- **DATASET RECORDS**:
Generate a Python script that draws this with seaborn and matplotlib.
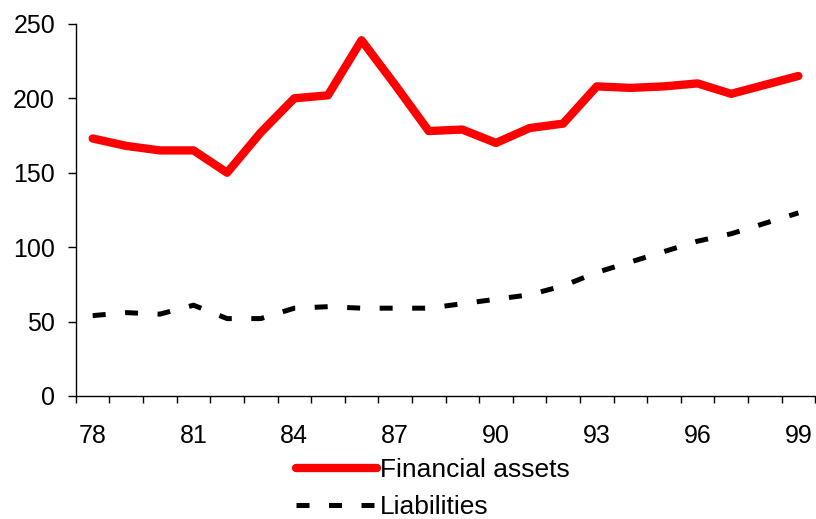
import numpy as np
import pandas as pd
import matplotlib
matplotlib.use("Agg")
import matplotlib.pyplot as plt
import seaborn as sns

years = ["78", "79", "80", "81", "82", "83", "84", "85", "86", "87", "88",
         "89", "90", "91", "92", "93", "94", "95", "96", "97", "98", "99"]
financial_assets = [173, 168, 165, 165, 150, 177, 200, 202, 239, 209, 178,
                    179, 170, 180, 183, 208, 207, 208, 210, 203, 209, 215]
liabilities = [54, 56, 55, 61, 52, 52, 59, 60, 59, 59, 59,
               62, 65, 68, 74, 83, 90, 97, 104, 109, 116, 123]

sns.set_style("white")
plt.rcParams["font.family"] = ["Liberation Sans", "DejaVu Sans"]
plt.rcParams["text.color"] = "black"
plt.rcParams["xtick.color"] = "black"
plt.rcParams["ytick.color"] = "black"

x = np.arange(len(years))
df = pd.DataFrame({
    "pos": np.concatenate([x, x]),
    "value": financial_assets + liabilities,
    "series": ["Financial assets"] * len(x) + ["Liabilities"] * len(x),
})

fig = plt.figure(figsize=(8.16, 5.19), dpi=100)
ax = fig.add_axes([0.093, 0.237, 0.906, 0.717])

sns.lineplot(data=df[df.series == "Financial assets"], x="pos", y="value",
             color="#ff0000", linewidth=6, ax=ax, label="Financial assets")
sns.lineplot(data=df[df.series == "Liabilities"], x="pos", y="value",
             color="black", linewidth=3.6, ax=ax, label="Liabilities")
ax.lines[1].set_dashes([2.6, 3.9])
ax.lines[1].set_solid_capstyle("butt")

ax.set_xlim(-0.5, len(years) - 0.5)
ax.set_ylim(0, 250)
ax.set_yticks(range(0, 251, 50))
ax.set_xticks(x[::3])
ax.set_xticklabels(years[::3])
ax.set_xticks(np.arange(-0.5, len(years), 1), minor=True)
ax.tick_params(axis="x", which="major", length=0, pad=20, labelsize=18)
ax.tick_params(axis="x", which="minor", length=5, width=1, direction="out", bottom=True)
ax.tick_params(axis="y", length=6, width=1, direction="out", left=True, labelsize=18, pad=9)
ax.set_xlabel("")
ax.set_ylabel("")
for side in ["top", "right"]:
    ax.spines[side].set_visible(False)
for side in ["left", "bottom"]:
    ax.spines[side].set_color("black")
    ax.spines[side].set_linewidth(1)

ax.get_legend().remove()
handles, labels = ax.get_legend_handles_labels()
fig.legend(handles, labels, loc="upper left", bbox_to_anchor=(0.363, 0.117),
           frameon=False, fontsize=19, handlelength=3.07, handletextpad=0.11,
           labelspacing=0.5, borderpad=0, borderaxespad=0)

fig.savefig("out.png", dpi=100)
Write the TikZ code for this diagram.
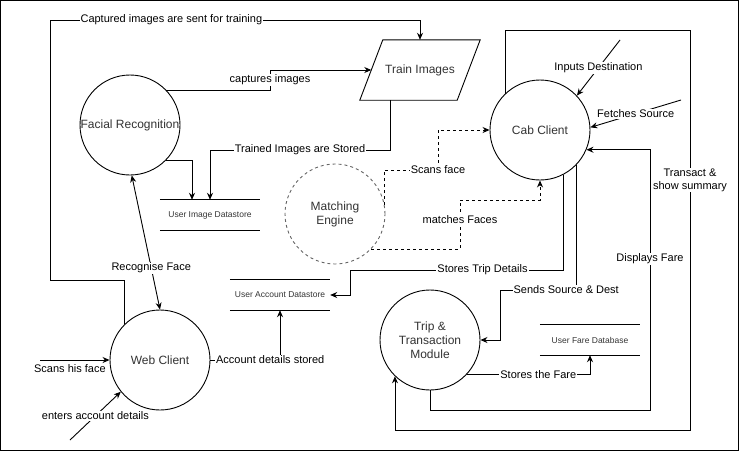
\documentclass[tikz,border=0pt]{standalone}
\usepackage{fontspec}
\setmainfont{Liberation Sans}
\usetikzlibrary{arrows.meta}
\definecolor{txtGris}{HTML}{333333}
\definecolor{lineaGris}{HTML}{666666}
\tikzset{
  dfd/proc/.style={circle, draw=black, fill=white, minimum size=100pt,
    inner sep=0pt, font=\fontsize{12}{14}\selectfont\color{txtGris},
    align=center, line width=0.9pt},
  dfd/eng/.style={dfd/proc, draw=lineaGris, dashed},
  dfd/io/.style={rectangle, minimum width=97pt, minimum height=60pt,
    inner sep=0pt, font=\fontsize{12}{14}\selectfont\color{txtGris},
    align=center},
  dfd/store/.style={rectangle, minimum width=100pt, minimum height=30pt,
    inner sep=0pt, font=\fontsize{8.5}{10}\selectfont\color{txtGris}},
  dfd/arr/.style={-{Stealth[length=7pt,width=6pt]}, line width=0.9pt},
  dfd/both/.style={{Stealth[length=7pt,width=6pt]}-{Stealth[length=7pt,width=6pt]},
    line width=0.9pt},
  dfd/dash/.style={dfd/arr, dashed},
  dfd/lbl/.style={font=\fontsize{11}{13}\selectfont, fill=white,
    inner sep=1pt, align=center}
}

\begin{document}
\begin{tikzpicture}[x=1pt, y=-1pt]
  \useasboundingbox (0,0) rectangle (741,451);
  \draw[line width=0.9pt] (0.5,0.5) rectangle (738.5,450.5);

  \node[dfd/proc] (fr) at (130,125) {Facial Recognition};
  \node[dfd/proc] (wc) at (160,360) {Web Client};
  \node[dfd/proc] (cc) at (540,130) {Cab Client};
  \node[dfd/proc] (tt) at (430,340) {Trip \&\\Transaction\\Module};
  \node[dfd/eng] (me) at (335,214) {Matching\\Engine};
  \node[dfd/io] (train) at (420,70) {Train Images};
  \node[dfd/store] (uis) at (210,215) {User Image Datastore};
  \node[dfd/store] (uad) at (280,295) {User Account Datastore};
  \node[dfd/store] (ufd) at (590,340) {User Fare Database};
  \coordinate (face) at (40,360);
  \coordinate (acct) at (70,440);
  \coordinate (dest) at (620,40);
  \coordinate (src) at (681,100);

  \draw[line width=0.9pt] ([xshift=11.5pt]train.north west) -- ([xshift=11.5pt]train.north east)
    -- ([xshift=-11.5pt]train.south east) -- ([xshift=-11.5pt]train.south west) -- cycle;
  \foreach \s in {uis, uad, ufd}
    \draw[line width=0.9pt] (\s.north west) -- (\s.north east) (\s.south west) -- (\s.south east);

  \draw[dfd/arr] (wc.135) |- (50,280) |- node[dfd/lbl, pos=0.664]{Captured images are sent for training} (420,20) -- (train.north);
  \draw[dfd/arr] (fr.44) -| node[dfd/lbl, pos=0.75]{captures images} (270,70) -- (train.west);
  \draw[dfd/arr] ([xshift=-30pt]train.south) |- node[dfd/lbl, pos=0.75]{Trained Images are Stored} (210,150) -- (uis.north);
  \draw[dfd/arr] (fr.-44) -| ([xshift=-18pt]uis.north);
  \draw[dfd/both] (fr.-88) -- node[dfd/lbl, pos=0.69]{Recognise Face} (wc.north);
  \draw[dfd/arr] (face) -- node[dfd/lbl, fill=none, below=3pt, pos=0.43]{Scans his face} (wc.west);
  \draw[dfd/arr] (acct) -- node[dfd/lbl]{enters account details} (wc.219);
  \draw[dfd/arr] (wc.east) -| node[dfd/lbl, pos=0.43]{Account details stored} (uad.south);
  \draw[dfd/arr] (cc.-62.6) |- node[dfd/lbl, pos=0.69]{Stores Trip Details} (350,270) |- (uad.east);
  \draw[dfd/arr] (cc.-44) |- node[dfd/lbl, pos=0.566]{Sends Source \& Dest} (500,290) |- (tt.east);
  \draw[dfd/arr] (tt.south) |- (650,410) |- node[dfd/lbl, pos=0.29]{Displays Fare} (cc.-23.6);
  \draw[dfd/arr] (cc.134) |- (690,30) -- node[dfd/lbl, pos=0.375]{Transact \&\\show summary} (690,430) -| (tt.226.6);
  \draw[dfd/arr] (tt.-43) -| node[dfd/lbl, pos=0.29]{Stores the Fare} (ufd.south);
  \draw[dfd/arr] (dest) -- node[dfd/lbl]{Inputs Destination} (cc.43);
  \draw[dfd/arr] (src) -- node[dfd/lbl]{Fetches Source} (cc.3);
  \draw[dfd/dash] (me.10) |- (438,170) node[dfd/lbl]{Scans face} |- (cc.west);
  \draw[dfd/dash] (me.-44) -| node[dfd/lbl, pos=0.8]{matches Faces} (460,200) -| (cc.south);
\end{tikzpicture}
\end{document}
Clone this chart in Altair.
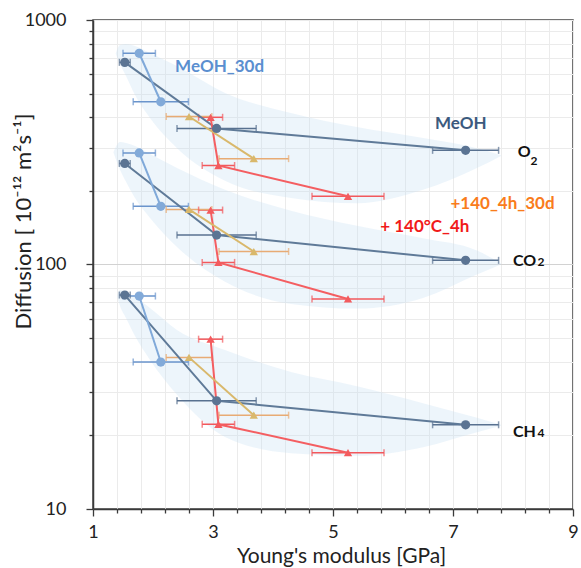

- **GIVEN REQUEST**: Exactly as written, please give again the lines from the beginning of the listing through the line containing "import seaborn as sns", inclusive, without any pictures.

- **EXERCISE RESPONSE**:
Generate a Python script that draws this with seaborn and matplotlib.
import numpy as np
import pandas as pd
import matplotlib
matplotlib.use("Agg")
import matplotlib.pyplot as plt
import seaborn as sns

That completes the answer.